▶ **Excerpted data**:
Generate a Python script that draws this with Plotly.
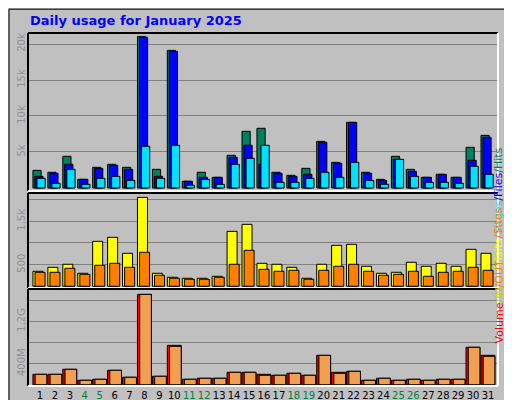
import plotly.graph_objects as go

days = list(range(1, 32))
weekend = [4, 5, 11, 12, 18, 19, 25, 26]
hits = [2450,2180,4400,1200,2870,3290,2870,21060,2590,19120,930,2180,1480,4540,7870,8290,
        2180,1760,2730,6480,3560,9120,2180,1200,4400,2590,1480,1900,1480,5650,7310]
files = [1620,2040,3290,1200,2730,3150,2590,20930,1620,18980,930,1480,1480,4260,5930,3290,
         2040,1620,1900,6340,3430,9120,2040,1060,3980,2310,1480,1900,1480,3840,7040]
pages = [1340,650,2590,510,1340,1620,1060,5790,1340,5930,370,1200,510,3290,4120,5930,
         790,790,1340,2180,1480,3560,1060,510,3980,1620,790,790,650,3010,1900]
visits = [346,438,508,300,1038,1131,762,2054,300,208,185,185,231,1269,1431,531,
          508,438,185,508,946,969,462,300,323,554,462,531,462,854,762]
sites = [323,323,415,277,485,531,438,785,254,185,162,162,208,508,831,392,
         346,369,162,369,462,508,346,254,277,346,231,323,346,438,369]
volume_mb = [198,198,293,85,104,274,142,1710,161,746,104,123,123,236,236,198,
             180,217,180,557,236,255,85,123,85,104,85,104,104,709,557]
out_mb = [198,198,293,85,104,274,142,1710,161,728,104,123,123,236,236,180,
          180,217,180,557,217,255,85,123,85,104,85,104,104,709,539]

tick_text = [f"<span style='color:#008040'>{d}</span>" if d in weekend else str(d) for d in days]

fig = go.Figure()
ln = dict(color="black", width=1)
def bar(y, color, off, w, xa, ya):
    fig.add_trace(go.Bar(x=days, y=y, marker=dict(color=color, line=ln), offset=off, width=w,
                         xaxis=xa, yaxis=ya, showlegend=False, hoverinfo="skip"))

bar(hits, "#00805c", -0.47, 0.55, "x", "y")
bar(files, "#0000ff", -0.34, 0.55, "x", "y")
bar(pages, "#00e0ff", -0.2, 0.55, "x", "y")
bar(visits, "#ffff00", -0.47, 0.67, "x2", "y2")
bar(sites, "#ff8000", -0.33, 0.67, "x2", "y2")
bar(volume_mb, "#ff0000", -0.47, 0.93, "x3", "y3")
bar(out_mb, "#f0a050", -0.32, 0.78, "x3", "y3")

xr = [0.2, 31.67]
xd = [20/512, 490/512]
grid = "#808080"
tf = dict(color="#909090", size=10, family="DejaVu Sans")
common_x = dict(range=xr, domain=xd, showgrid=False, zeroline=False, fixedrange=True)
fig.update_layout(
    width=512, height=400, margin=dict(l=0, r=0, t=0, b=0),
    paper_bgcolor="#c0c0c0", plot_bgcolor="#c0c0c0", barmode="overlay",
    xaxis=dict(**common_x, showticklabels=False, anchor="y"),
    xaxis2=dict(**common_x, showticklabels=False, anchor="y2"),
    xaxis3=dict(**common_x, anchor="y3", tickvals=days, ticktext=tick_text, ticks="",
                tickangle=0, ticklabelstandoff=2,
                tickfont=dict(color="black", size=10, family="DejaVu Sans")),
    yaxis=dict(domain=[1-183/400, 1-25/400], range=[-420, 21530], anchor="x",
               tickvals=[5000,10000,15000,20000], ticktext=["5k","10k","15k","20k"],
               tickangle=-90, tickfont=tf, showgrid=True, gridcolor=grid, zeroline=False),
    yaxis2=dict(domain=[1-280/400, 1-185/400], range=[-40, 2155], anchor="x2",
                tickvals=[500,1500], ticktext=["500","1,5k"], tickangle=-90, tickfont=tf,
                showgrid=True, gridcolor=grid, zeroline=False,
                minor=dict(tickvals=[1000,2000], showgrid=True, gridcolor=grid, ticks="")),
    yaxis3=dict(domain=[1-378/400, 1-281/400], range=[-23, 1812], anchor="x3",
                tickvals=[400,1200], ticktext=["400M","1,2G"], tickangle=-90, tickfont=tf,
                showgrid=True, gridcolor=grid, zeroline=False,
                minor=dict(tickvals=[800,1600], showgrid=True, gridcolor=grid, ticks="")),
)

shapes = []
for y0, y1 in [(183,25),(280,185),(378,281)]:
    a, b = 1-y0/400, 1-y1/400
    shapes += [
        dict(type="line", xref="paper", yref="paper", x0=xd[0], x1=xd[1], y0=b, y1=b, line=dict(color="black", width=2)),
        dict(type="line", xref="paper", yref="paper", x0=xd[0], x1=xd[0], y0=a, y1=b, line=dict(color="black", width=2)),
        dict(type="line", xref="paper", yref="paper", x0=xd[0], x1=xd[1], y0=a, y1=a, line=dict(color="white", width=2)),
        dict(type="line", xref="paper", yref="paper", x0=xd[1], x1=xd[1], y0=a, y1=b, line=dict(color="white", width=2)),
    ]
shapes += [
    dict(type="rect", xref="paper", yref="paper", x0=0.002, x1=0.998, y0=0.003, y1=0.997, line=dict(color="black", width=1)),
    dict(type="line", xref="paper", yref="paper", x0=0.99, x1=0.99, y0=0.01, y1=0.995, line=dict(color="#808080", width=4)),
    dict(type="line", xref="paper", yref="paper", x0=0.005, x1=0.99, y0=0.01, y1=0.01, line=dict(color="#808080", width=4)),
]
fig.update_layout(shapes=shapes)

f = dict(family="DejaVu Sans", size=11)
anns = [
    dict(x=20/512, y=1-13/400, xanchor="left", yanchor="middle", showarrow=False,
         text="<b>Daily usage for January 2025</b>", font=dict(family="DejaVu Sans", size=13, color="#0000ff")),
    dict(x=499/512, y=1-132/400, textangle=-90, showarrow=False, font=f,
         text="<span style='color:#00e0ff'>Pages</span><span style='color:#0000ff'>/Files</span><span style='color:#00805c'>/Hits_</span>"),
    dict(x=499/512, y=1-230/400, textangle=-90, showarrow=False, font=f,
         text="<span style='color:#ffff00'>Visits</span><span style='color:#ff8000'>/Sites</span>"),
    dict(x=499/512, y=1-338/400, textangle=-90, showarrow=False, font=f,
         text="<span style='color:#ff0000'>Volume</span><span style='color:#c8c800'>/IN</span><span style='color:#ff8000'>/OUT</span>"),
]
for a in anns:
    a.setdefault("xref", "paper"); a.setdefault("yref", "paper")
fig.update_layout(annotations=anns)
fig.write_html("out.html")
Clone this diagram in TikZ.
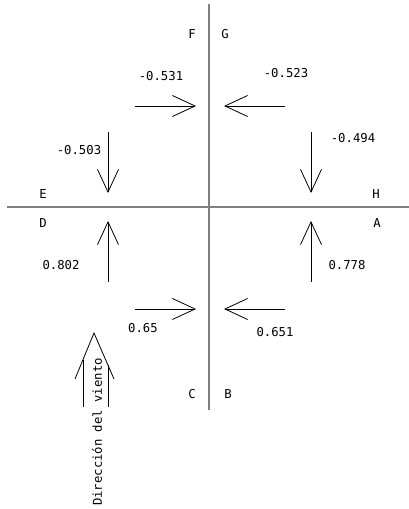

▶ **Task instructions**:
Quote, please, every line of the material above from its start through the line that has "import plotly.graph_objects as go", reproducing the words exactly and dropping any images.

▶ **Exercise solution**:
Generate a Python script that draws this with Plotly.
import plotly.graph_objects as go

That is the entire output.